## begin Material to process

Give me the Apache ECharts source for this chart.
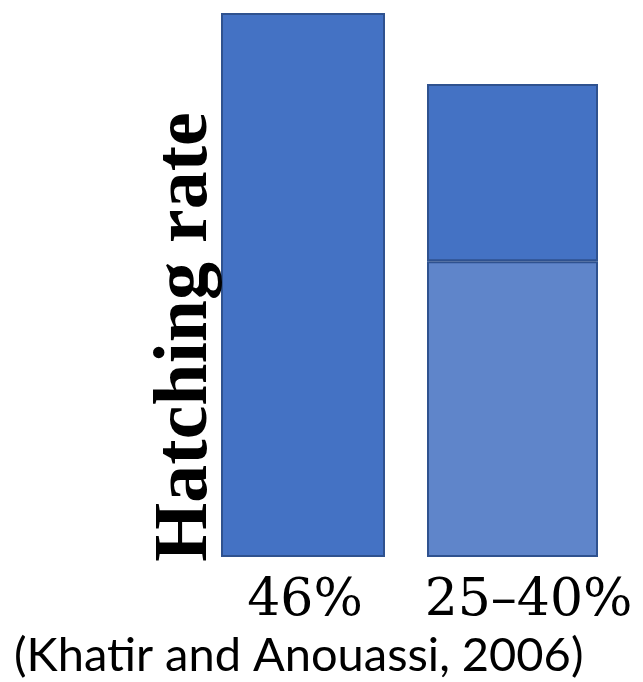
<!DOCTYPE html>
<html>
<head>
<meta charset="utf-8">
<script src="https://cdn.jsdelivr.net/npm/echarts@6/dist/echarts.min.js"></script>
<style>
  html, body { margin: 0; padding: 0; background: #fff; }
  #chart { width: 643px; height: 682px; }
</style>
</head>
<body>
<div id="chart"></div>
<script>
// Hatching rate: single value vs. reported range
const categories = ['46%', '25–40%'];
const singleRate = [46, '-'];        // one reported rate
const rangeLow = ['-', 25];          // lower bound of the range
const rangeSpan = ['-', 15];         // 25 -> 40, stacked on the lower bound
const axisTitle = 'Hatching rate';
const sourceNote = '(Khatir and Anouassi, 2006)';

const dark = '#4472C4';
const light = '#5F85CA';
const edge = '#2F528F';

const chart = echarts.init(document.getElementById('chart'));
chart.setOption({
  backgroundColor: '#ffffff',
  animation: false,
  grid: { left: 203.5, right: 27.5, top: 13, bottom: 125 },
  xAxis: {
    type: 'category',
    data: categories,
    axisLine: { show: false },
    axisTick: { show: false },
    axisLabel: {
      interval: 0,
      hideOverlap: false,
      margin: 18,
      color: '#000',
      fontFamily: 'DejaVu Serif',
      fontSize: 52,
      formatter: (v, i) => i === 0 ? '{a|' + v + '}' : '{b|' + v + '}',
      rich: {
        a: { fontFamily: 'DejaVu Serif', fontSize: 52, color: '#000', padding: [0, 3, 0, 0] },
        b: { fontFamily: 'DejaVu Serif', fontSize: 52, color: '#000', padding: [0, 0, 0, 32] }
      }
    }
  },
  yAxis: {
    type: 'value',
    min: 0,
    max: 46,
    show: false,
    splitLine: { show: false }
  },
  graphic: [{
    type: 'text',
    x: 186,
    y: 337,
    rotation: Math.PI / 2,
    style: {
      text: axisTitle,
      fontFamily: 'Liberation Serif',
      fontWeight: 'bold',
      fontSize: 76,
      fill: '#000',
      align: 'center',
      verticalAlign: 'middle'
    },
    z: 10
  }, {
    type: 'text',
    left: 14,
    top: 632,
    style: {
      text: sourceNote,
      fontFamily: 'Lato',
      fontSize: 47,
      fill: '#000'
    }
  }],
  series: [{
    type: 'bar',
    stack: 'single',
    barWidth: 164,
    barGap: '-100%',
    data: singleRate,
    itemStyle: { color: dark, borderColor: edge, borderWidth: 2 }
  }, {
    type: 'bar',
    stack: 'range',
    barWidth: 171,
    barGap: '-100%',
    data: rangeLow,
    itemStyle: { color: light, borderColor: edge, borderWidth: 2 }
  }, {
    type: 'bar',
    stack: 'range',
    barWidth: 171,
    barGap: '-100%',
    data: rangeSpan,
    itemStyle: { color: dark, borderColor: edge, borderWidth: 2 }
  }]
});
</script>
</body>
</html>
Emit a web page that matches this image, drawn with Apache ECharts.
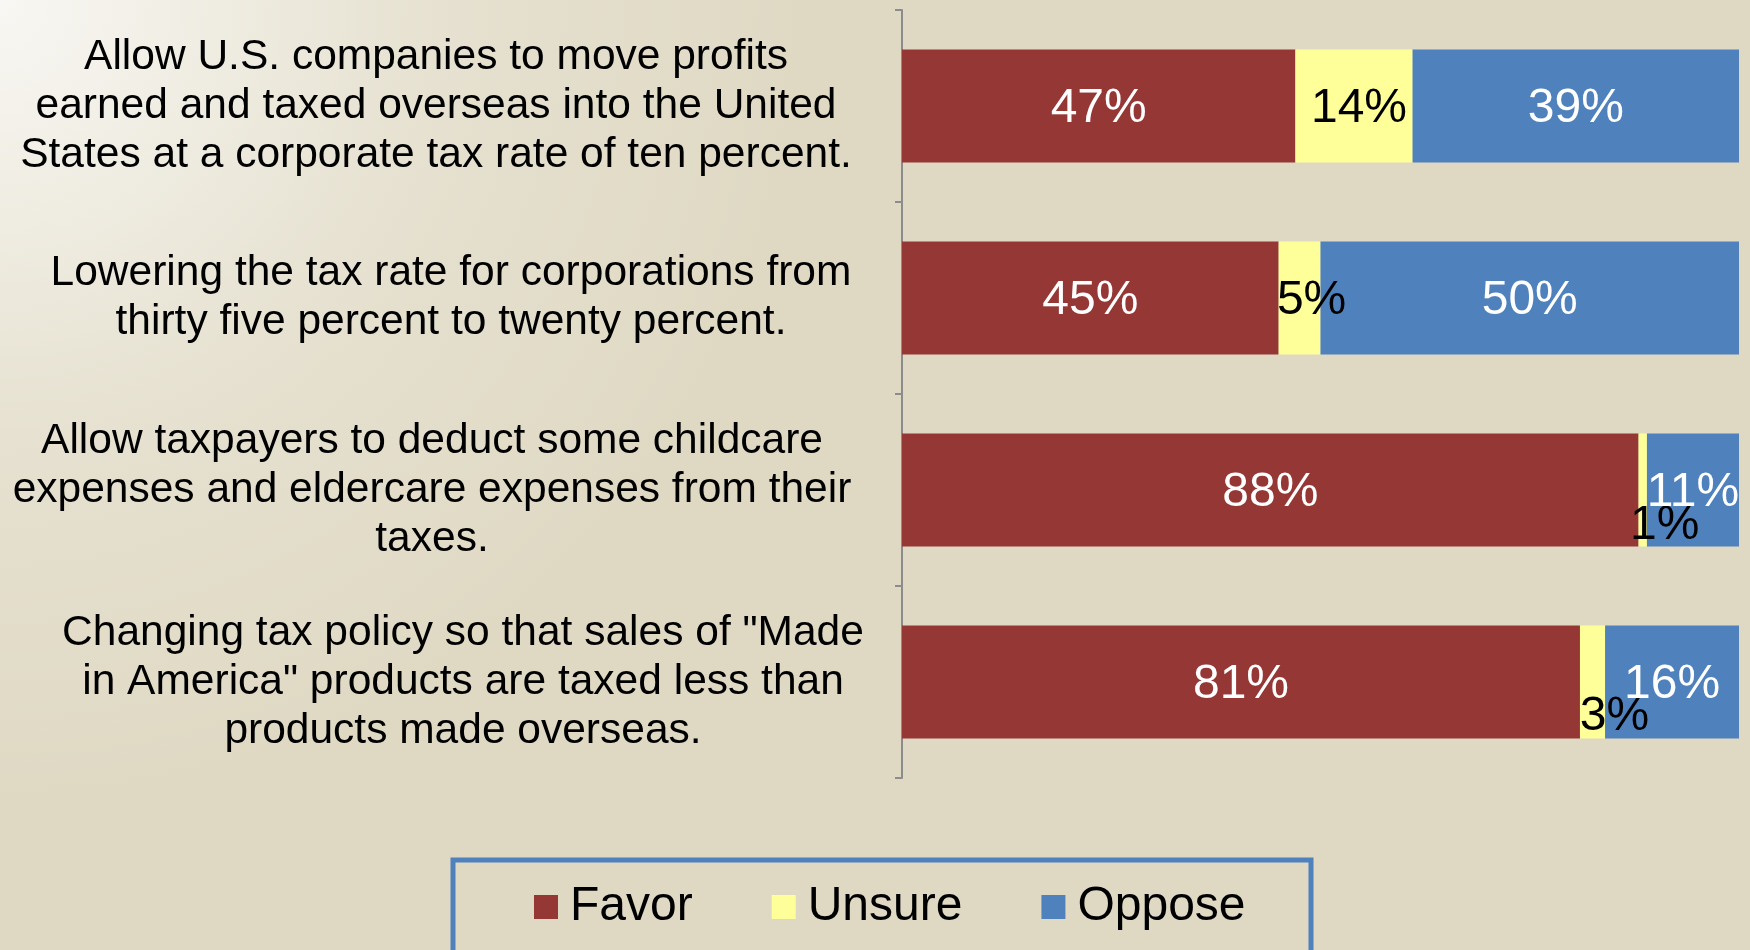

## end Material to process

Output the records above exactly as they are, leaving out the pictures.

Give me the Apache ECharts source for this chart.
<!DOCTYPE html>
<html>
<head>
<meta charset="utf-8">
<script src="https://cdn.jsdelivr.net/npm/echarts@6/dist/echarts.min.js"></script>
<style>
  html, body { margin: 0; padding: 0; background: #fff; }
  #chart { width: 643px; height: 682px; }
</style>
</head>
<body>
<div id="chart"></div>
<script>
// Hatching rate: single value vs. reported range
const categories = ['46%', '25–40%'];
const singleRate = [46, '-'];        // one reported rate
const rangeLow = ['-', 25];          // lower bound of the range
const rangeSpan = ['-', 15];         // 25 -> 40, stacked on the lower bound
const axisTitle = 'Hatching rate';
const sourceNote = '(Khatir and Anouassi, 2006)';

const dark = '#4472C4';
const light = '#5F85CA';
const edge = '#2F528F';

const chart = echarts.init(document.getElementById('chart'));
chart.setOption({
  backgroundColor: '#ffffff',
  animation: false,
  grid: { left: 203.5, right: 27.5, top: 13, bottom: 125 },
  xAxis: {
    type: 'category',
    data: categories,
    axisLine: { show: false },
    axisTick: { show: false },
    axisLabel: {
      interval: 0,
      hideOverlap: false,
      margin: 18,
      color: '#000',
      fontFamily: 'DejaVu Serif',
      fontSize: 52,
      formatter: (v, i) => i === 0 ? '{a|' + v + '}' : '{b|' + v + '}',
      rich: {
        a: { fontFamily: 'DejaVu Serif', fontSize: 52, color: '#000', padding: [0, 3, 0, 0] },
        b: { fontFamily: 'DejaVu Serif', fontSize: 52, color: '#000', padding: [0, 0, 0, 32] }
      }
    }
  },
  yAxis: {
    type: 'value',
    min: 0,
    max: 46,
    show: false,
    splitLine: { show: false }
  },
  graphic: [{
    type: 'text',
    x: 186,
    y: 337,
    rotation: Math.PI / 2,
    style: {
      text: axisTitle,
      fontFamily: 'Liberation Serif',
      fontWeight: 'bold',
      fontSize: 76,
      fill: '#000',
      align: 'center',
      verticalAlign: 'middle'
    },
    z: 10
  }, {
    type: 'text',
    left: 14,
    top: 632,
    style: {
      text: sourceNote,
      fontFamily: 'Lato',
      fontSize: 47,
      fill: '#000'
    }
  }],
  series: [{
    type: 'bar',
    stack: 'single',
    barWidth: 164,
    barGap: '-100%',
    data: singleRate,
    itemStyle: { color: dark, borderColor: edge, borderWidth: 2 }
  }, {
    type: 'bar',
    stack: 'range',
    barWidth: 171,
    barGap: '-100%',
    data: rangeLow,
    itemStyle: { color: light, borderColor: edge, borderWidth: 2 }
  }, {
    type: 'bar',
    stack: 'range',
    barWidth: 171,
    barGap: '-100%',
    data: rangeSpan,
    itemStyle: { color: dark, borderColor: edge, borderWidth: 2 }
  }]
});
</script>
</body>
</html>
Emit a web page that matches this image, drawn with Apache ECharts.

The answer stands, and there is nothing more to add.